‘Some People Call It the City of Dreams, But I Don’t’

Photo: Janus Films

A soft, shimmering beauty permeates the images of Mumbai that open Payal Kapadia’s All We Imagine As Light. For all the nighttime bustle on display — the heave of people, the constant activity and chaos — Kapadia shoots with a flair for the illusory. The camera drifts, the focus slips, the figures shift; everything onscreen feels fragile and impermanent. We don’t immediately hear the din of traffic or the roar of crowds as we might in a straightforward documentary. Rather, the sound is so sparse and quiet it’s as if we’re watching a ghost world. Occasionally, voices do waft in, unseen and unnamed, each speaking in a different language about Mumbai. One man tells us he has lived in the city for 23 years but is still afraid to call it home. Another tells us he came here after fighting with his father. A woman explains that she was pregnant but was scared to tell anybody because she’d found a good job taking care of someone else’s children. There have been city symphonies in cinema before, but Kapadia’s film is altogether more pensive and intimate. Call it a city nocturne or a city whisper.

Despite such sequences, All We Imagine As Light, which won the Grand Prix earlier this year at Cannes—and was the first Indian feature to play in competition at the festival in 30 years—is not a documentary at all. With the same roving ease, the director gradually settles on her three protagonists, all of them women working at a hospital. Head nurse Prabha (Kani Kusruti) and her younger colleague Anu (Divya Prabha) room together in a tiny flat, while the older cook Parvaty (Chhaya Kadam) is facing eviction from the tenement she has lived in for more than two decades. Without contrivance or overdramatization, Kapadia allows these characters’ stories to trickle into our consciousness. Prabha’s husband, we learn, went off to work in Germany years ago and hasn’t been heard from; a doctor at the hospital seems intent on wooing her, but she doesn’t know where she stands in the world. Anu is in love with a young Muslim man, and the two must meet surreptitiously. At one point, he tells her that the aunt and uncle he lives with are going away for the weekend and that she should buy a burka to come visit him covertly; their romance is a forbidden one. Parvaty, meanwhile, has no documented proof of her residence. She had moved into the small apartment with her late husband, who worked in a nearby mill, but now a luxury condo is going up and the builders are sending goons to force her to leave. In so many ways, these women’s worlds are circumscribed by the men in their lives—even when the men are no longer there.

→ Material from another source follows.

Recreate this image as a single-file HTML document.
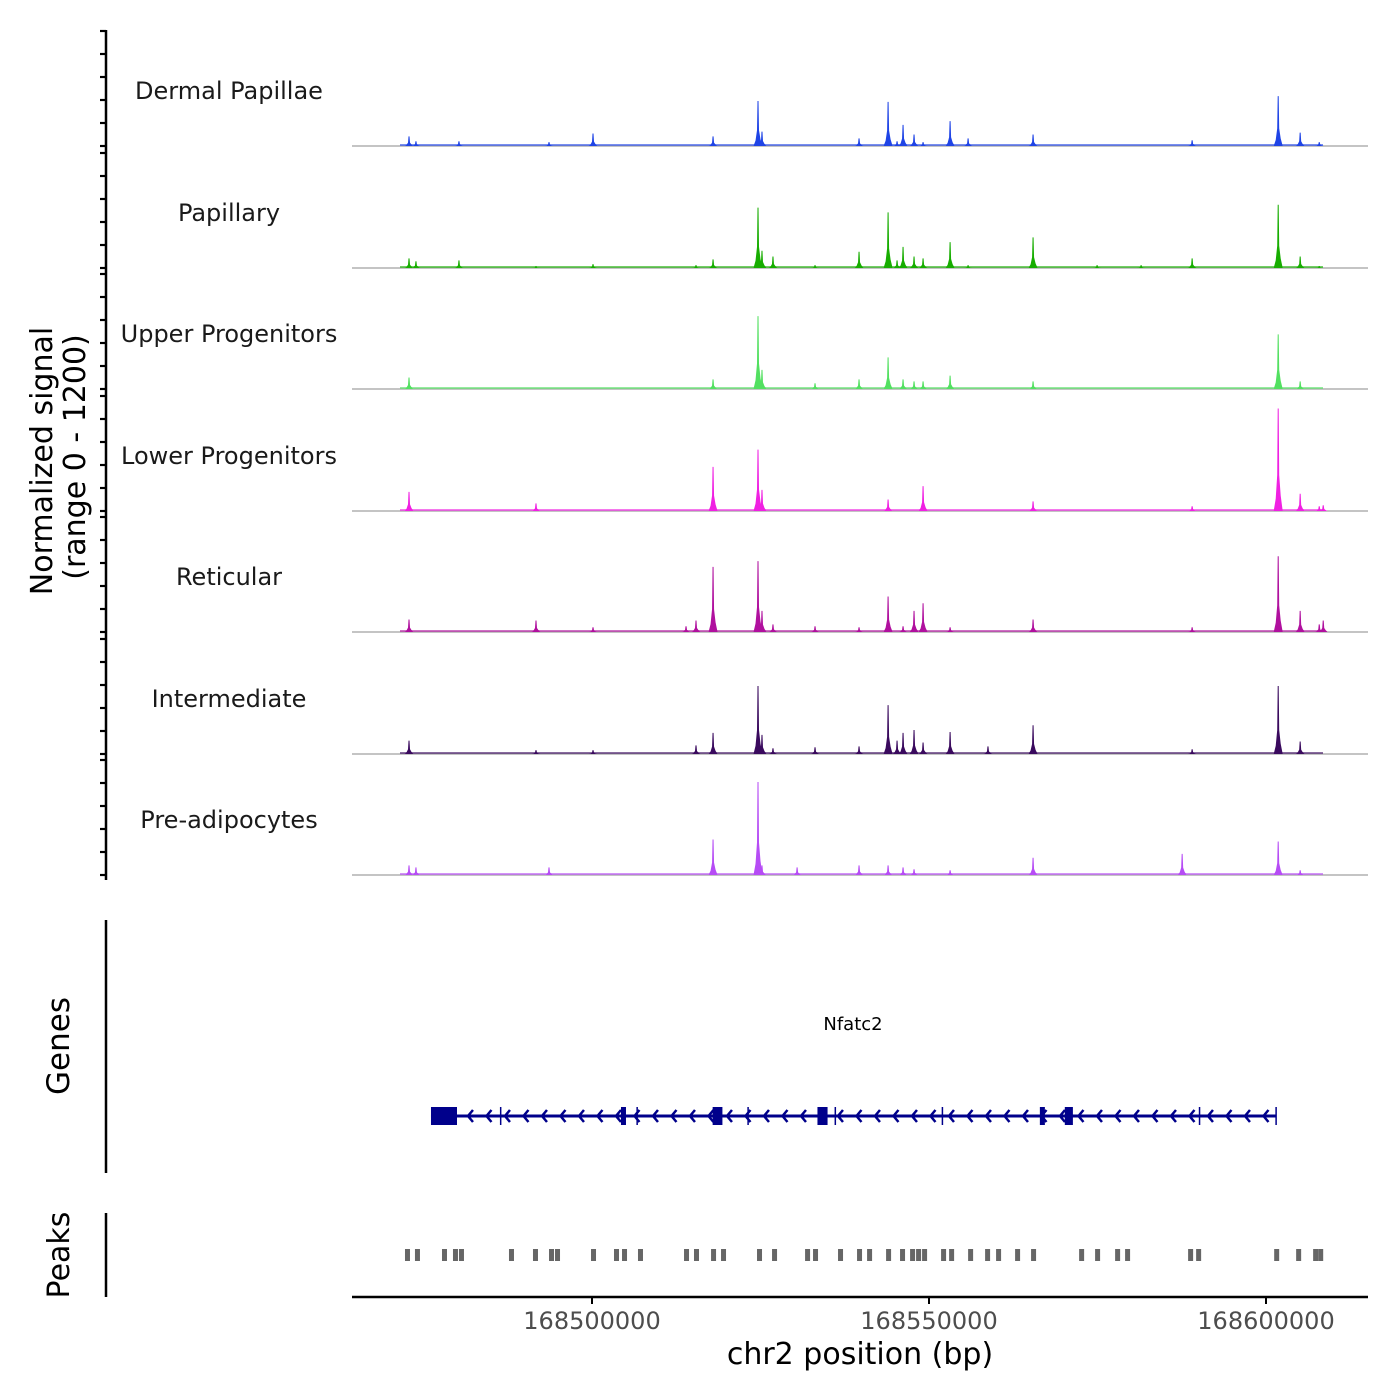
<!DOCTYPE html>
<html><head><meta charset="utf-8">
<style>
html,body{margin:0;padding:0;background:#fff;}
svg{display:block;font-family:"DejaVu Sans","Liberation Sans",sans-serif;}
</style></head>
<body>
<svg id="chart" width="1400" height="1400" viewBox="0 0 1400 1400" xmlns="http://www.w3.org/2000/svg">
<g id="tracks"></g>
<line x1="106" y1="30" x2="106" y2="880" stroke="#000" stroke-width="2.5"/>
<g id="yticks"></g>
<g font-size="30" fill="#000" text-anchor="middle">
<text transform="translate(52,461) rotate(-90)">Normalized signal</text>
<text transform="translate(85,457) rotate(-90)">(range 0 - 1200)</text>
</g>
<line x1="106" y1="920" x2="106" y2="1173" stroke="#000" stroke-width="2.5"/>
<text transform="translate(69,1046) rotate(-90)" font-size="31" text-anchor="middle">Genes</text>
<text x="853" y="1030" font-size="18" text-anchor="middle">Nfatc2</text>
<g id="gene"></g>
<line x1="106" y1="1213" x2="106" y2="1297" stroke="#000" stroke-width="2.5"/>
<text transform="translate(69,1255) rotate(-90)" font-size="30" text-anchor="middle">Peaks</text>
<g id="peaks"></g>
<line x1="352" y1="1297" x2="1368" y2="1297" stroke="#000" stroke-width="2.5"/>
<g id="xticks"></g>
<text x="860" y="1364" font-size="30" text-anchor="middle">chr2 position (bp)</text>
</svg>
<script>
const xTicks = [168500000, 168550000, 168600000];
const trackNames = ["Dermal Papillae","Papillary","Upper Progenitors","Lower Progenitors","Reticular","Intermediate","Pre-adipocytes"];
const trackColors = ["#1f44e6","#17ad00","#52e060","#f020e2","#b0109e","#3a0a5e","#b64cf5"];
const dpPos = [168472850,168473880,168480260,168493620,168500150,168517960,168524630,168525220,168539620,168543930,168545260,168546150,168547780,168549120,168553130,168555800,168565440,168589040,168601810,168605070,168607900];
const dpVal = [100,50,50,40,130,100,470,150,80,460,50,220,120,40,260,80,120,60,520,140,40];
const papPos = [168472850,168473880,168480260,168491690,168500150,168515430,168517960,168524630,168525220,168526850,168533090,168539620,168543930,168545260,168546150,168547780,168549120,168553130,168555800,168565440,168574940,168581470,168589040,168601810,168605070,168607900];
const papVal = [100,70,80,20,40,30,90,630,180,120,30,170,580,80,220,120,100,270,30,320,30,30,100,660,120,20];
const upPos = [168472850,168517960,168524630,168525220,168533090,168539620,168543930,168546150,168547780,168549120,168553130,168565440,168601810,168605070];
const upVal = [120,100,760,200,60,100,330,100,80,80,140,80,570,80];
const lpPos = [168472850,168491690,168517960,168524630,168525220,168543930,168549120,168565440,168589040,168601810,168605070,168607900,168608490];
const lpVal = [200,80,460,640,220,120,260,100,50,1070,180,50,60];
const retPos = [168472850,168491690,168500150,168513950,168515430,168517960,168524630,168525220,168526850,168533090,168539620,168543930,168546150,168547780,168549120,168553130,168565440,168589040,168601810,168605070,168607900,168608490];
const retVal = [130,120,50,60,120,680,740,220,80,60,50,370,60,220,300,50,130,50,790,220,80,120];
const intPos = [168472850,168491690,168500150,168515430,168517960,168524630,168525220,168526850,168533090,168539620,168543930,168545260,168546150,168547780,168549120,168553130,168558750,168565440,168589040,168601810,168605070];
const intVal = [140,40,40,90,220,710,200,60,70,80,510,140,220,250,120,230,80,300,50,710,130];
const preaPos = [168472850,168473880,168493620,168517960,168524630,168525220,168530430,168539620,168543930,168546150,168547780,168553130,168565440,168587560,168601810,168605070];
const preaVal = [100,80,80,370,970,100,80,100,100,80,60,50,180,220,350,50];
const trackPos = [dpPos,papPos,upPos,lpPos,retPos,intPos,preaPos];
const trackVal = [dpVal,papVal,upVal,lpVal,retVal,intVal,preaVal];
const geneStart = 168476110, geneEnd = 168601500;
const exonStart = [168476110,168504300,168517900,168533450,168566450,168570150];
const exonEnd   = [168479970,168505000,168519350,168534950,168567150,168571350];
const intronMarks = [168486450,168506700,168523160,168536100,168551990,168590140];
const peakStarts = [168472550,168474030,168478040,168479670,168480560,168487980,168491540,168493920,168494810,168500150,168503560,168504750,168507120,168513950,168515430,168517960,168519440,168524780,168527010,168531910,168533090,168536800,168539620,168541110,168543930,168546000,168547490,168548380,168549270,168552090,168553280,168556100,168558620,168560250,168563070,168565440,168572570,168574940,168577910,168579390,168588740,168589930,168601510,168604770,168607290,168608040];

const NS="http://www.w3.org/2000/svg";
function X(bp){return 592 + (bp-168500000)*337/50000;}
const baselines=[146,268,389,511,632,754,875];
function Y(v,b){return b - v*115/1200;}
function mk(tag,attrs,parent){const e=document.createElementNS(NS,tag);for(const k in attrs)e.setAttribute(k,attrs[k]);parent.appendChild(e);return e;}

const tracksG=document.getElementById('tracks');
for(let t=0;t<7;t++){
  const b=baselines[t], col=trackColors[t];
  const g=mk('g',{},tracksG);
  
  
  const lab=mk('text',{x:229,y:b-47,'font-size':24,'text-anchor':'middle',fill:'#1a1a1a'},g);
  lab.textContent=trackNames[t];
  
  
  const bl=mk('line',{x1:352,x2:1368,y1:b,y2:b,stroke:'#888','stroke-width':1},g);
  
  
  const noise=mk('line',{x1:400,x2:1323,y1:b-1,y2:b-1,stroke:col,'stroke-width':2,opacity:0.6},g);
  
  
  const P=trackPos[t],V=trackVal[t];
  for(let i=0;i<P.length;i++){
    const x=X(P[i]),top=Y(V[i],b),h=b-top;
    const d=`M${x-4.5},${b} L${x-2.5},${b-h*0.12} L${x-1},${b-h*0.35} L${x-0.5},${top} L${x+0.5},${top} L${x+1},${b-h*0.35} L${x+2.5},${b-h*0.15} L${x+4.5},${b} Z`;
    const p=mk('path',{d:d,fill:col},g);
    
    
  }
}
const yt=document.getElementById('yticks');
for(let t=0;t<7;t++){
  const b=baselines[t];
  for(let k=0;k<=5;k++){
    const y=b-k*23;
    const l=mk('line',{x1:100,x2:106,y1:y,y2:y,stroke:'#000','stroke-width':2.2},yt);
    
    
  }
}
const gg=document.getElementById('gene'), gy=1116, gc='#00008b';
const gl=mk('line',{x1:X(geneStart),x2:X(geneEnd),y1:gy,y2:gy,stroke:gc,'stroke-width':3},gg);


for(let i=0;i<exonStart.length;i++){
  const r=mk('rect',{x:X(exonStart[i]),y:gy-9,width:Math.max(5,X(exonEnd[i])-X(exonStart[i])),height:18,fill:gc},gg);
  
  
}
for(const m of intronMarks.concat([geneEnd])){
  const l=mk('line',{x1:X(m),x2:X(m),y1:gy-9,y2:gy+9,stroke:gc,'stroke-width':1.5},gg);
  
  
}
for(let x=X(geneStart)+37;x<X(geneEnd)-5;x+=18.5){
  const a=mk('path',{d:`M${x+5},${gy-6} L${x},${gy} L${x+5},${gy+6}`,fill:'none',stroke:gc,'stroke-width':2.5},gg);
  
  
}
const pg=document.getElementById('peaks');
for(const s of peakStarts){
  const r=mk('rect',{x:X(s)-2,y:1249,width:5,height:12,fill:'#666'},pg);
  
  
}
const xg=document.getElementById('xticks');
for(const v of xTicks){
  const x=X(v);
  const l=mk('line',{x1:x,x2:x,y1:1297,y2:1304,stroke:'#000','stroke-width':2},xg);
  
  
  const tx=mk('text',{x:x,y:1329,'font-size':24,'text-anchor':'middle',fill:'#4d4d4d'},xg);
  tx.textContent=String(v);
  
  
}
</script>
</body></html>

For all this simmering turmoil — Prabha’s loneliness, Anu’s passion, Parvaty’s desperation — the performances remain hushed and unassuming, at least on the surface. Kusruti, who was also riveting in Shuchi Talati’s Girls Will Be Girls, has the kind of eyes that can speak volumes, but her Prabha may be the most composed of these characters. When a fancy new rice cooker from Germany arrives mysteriously in the mail, she and Anu assume it came from Prabha’s husband. Later, in a surreal moment that would be funny if it weren’t so heartbreaking, she secretly embraces the rice cooker, trying to commune emotionally with this gleaming red object that may be all that’s left of her marriage.

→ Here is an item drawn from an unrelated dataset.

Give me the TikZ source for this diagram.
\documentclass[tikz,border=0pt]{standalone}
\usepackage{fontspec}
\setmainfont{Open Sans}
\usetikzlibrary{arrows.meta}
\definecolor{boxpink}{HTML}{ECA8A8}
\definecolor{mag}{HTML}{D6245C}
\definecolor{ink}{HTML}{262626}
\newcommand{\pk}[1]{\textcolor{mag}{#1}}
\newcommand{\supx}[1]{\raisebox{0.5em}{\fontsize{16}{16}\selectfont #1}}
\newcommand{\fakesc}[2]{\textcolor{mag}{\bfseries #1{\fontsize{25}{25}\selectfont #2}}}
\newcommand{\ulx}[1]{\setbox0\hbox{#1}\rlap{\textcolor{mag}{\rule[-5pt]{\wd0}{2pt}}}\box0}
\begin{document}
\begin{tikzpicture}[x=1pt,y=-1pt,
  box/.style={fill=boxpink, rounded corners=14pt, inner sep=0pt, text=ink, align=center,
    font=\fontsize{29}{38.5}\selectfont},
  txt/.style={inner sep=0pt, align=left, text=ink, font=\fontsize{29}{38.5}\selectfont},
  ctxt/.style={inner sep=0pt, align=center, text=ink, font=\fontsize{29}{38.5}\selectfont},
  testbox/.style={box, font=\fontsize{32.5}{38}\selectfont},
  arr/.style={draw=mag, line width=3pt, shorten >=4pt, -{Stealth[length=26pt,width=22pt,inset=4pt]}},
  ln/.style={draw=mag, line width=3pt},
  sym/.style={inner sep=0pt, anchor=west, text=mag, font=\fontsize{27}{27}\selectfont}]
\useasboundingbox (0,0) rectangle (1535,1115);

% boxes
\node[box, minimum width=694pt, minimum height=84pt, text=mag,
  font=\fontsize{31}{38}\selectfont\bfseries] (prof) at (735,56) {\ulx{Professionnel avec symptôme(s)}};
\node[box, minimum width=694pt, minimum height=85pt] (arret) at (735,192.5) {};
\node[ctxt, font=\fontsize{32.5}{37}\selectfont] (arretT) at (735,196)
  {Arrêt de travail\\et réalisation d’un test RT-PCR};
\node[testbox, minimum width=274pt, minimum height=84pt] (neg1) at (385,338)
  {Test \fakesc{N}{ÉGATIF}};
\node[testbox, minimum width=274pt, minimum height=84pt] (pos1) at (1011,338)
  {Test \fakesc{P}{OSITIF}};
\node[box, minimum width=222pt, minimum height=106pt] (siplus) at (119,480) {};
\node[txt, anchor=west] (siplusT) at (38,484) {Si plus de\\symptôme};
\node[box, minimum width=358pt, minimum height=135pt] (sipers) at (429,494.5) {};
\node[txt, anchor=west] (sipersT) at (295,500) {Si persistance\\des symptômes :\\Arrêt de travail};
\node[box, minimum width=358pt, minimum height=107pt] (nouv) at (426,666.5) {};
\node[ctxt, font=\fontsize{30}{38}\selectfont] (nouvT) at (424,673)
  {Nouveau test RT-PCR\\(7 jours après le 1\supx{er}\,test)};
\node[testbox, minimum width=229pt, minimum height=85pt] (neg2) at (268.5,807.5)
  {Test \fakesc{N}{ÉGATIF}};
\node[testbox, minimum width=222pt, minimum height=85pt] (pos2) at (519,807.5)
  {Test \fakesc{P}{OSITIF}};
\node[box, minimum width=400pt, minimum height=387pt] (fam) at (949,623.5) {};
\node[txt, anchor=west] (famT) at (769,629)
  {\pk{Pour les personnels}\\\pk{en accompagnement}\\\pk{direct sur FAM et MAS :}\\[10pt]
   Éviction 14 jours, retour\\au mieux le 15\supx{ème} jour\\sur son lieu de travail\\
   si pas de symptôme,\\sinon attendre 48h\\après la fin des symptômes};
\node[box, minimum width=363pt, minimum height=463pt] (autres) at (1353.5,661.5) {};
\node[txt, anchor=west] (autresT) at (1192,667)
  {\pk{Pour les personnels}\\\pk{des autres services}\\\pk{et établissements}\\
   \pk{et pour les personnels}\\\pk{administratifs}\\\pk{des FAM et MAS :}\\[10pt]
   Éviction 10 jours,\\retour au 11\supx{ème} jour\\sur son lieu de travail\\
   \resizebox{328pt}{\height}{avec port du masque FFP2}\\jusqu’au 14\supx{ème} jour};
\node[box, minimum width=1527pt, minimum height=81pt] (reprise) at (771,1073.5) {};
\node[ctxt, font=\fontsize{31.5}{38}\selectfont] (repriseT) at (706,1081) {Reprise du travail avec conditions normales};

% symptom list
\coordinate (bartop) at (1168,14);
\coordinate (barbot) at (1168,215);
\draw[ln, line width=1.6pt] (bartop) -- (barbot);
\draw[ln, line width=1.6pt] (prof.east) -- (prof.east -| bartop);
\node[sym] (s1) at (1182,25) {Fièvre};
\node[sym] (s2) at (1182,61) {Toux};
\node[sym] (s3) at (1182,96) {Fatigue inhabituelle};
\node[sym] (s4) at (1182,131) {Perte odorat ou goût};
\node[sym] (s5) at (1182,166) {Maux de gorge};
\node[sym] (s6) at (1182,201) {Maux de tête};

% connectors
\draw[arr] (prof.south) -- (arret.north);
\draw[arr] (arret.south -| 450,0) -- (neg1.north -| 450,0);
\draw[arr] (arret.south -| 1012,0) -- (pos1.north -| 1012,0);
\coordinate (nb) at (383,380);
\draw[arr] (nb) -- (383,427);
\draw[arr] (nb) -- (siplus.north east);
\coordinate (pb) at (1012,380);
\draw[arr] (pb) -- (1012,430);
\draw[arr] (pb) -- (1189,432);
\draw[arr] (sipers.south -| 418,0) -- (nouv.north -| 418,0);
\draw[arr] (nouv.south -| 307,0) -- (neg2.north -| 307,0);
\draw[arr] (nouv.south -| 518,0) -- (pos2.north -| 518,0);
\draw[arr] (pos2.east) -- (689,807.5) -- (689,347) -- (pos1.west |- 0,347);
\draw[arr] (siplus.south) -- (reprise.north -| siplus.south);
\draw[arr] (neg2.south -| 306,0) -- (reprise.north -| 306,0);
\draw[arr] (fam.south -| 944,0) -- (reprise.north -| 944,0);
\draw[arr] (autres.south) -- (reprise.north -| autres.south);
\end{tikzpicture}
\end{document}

There’s meaning to be found in the unease between what’s happening in these people’s lives and the film’s wandering tone. Piano arpeggios drift in on the soundtrack, suggesting something lighter and more accepting even as the music flirts with atonality. It’s all part of the troubling essence of this place. “Some people call this the city of dreams, but I don’t. I think it’s the city of illusions,” intones one of the many unidentified voices on the soundtrack. “There’s an unspoken code in this city: Even if you live in the gutter, you’re allowed to feel no anger,” says another. The Mumbai here is a place where everyone comes and nobody feels at home. Which in turn means nobody has the room to claim a better life.

That may be why, when our three protagonists leave the city in the final act and land in a small coastal town, a transformation takes place. It’s as if a dam has opened up, and these women, whose lives were so submerged for so long, have found a sense of space and thus some ability to shape the things around them, even in fantastical ways. Now, a reality that seemed forever on the verge of dissolving tips into something resembling magical realism. And through her mesmerizing filmmaking, Kapadia creates a world that didn’t seem possible — which, of course, reinforces how imaginary this new place might prove to be. The film may end on notes of joy, but what lingers is more sadness.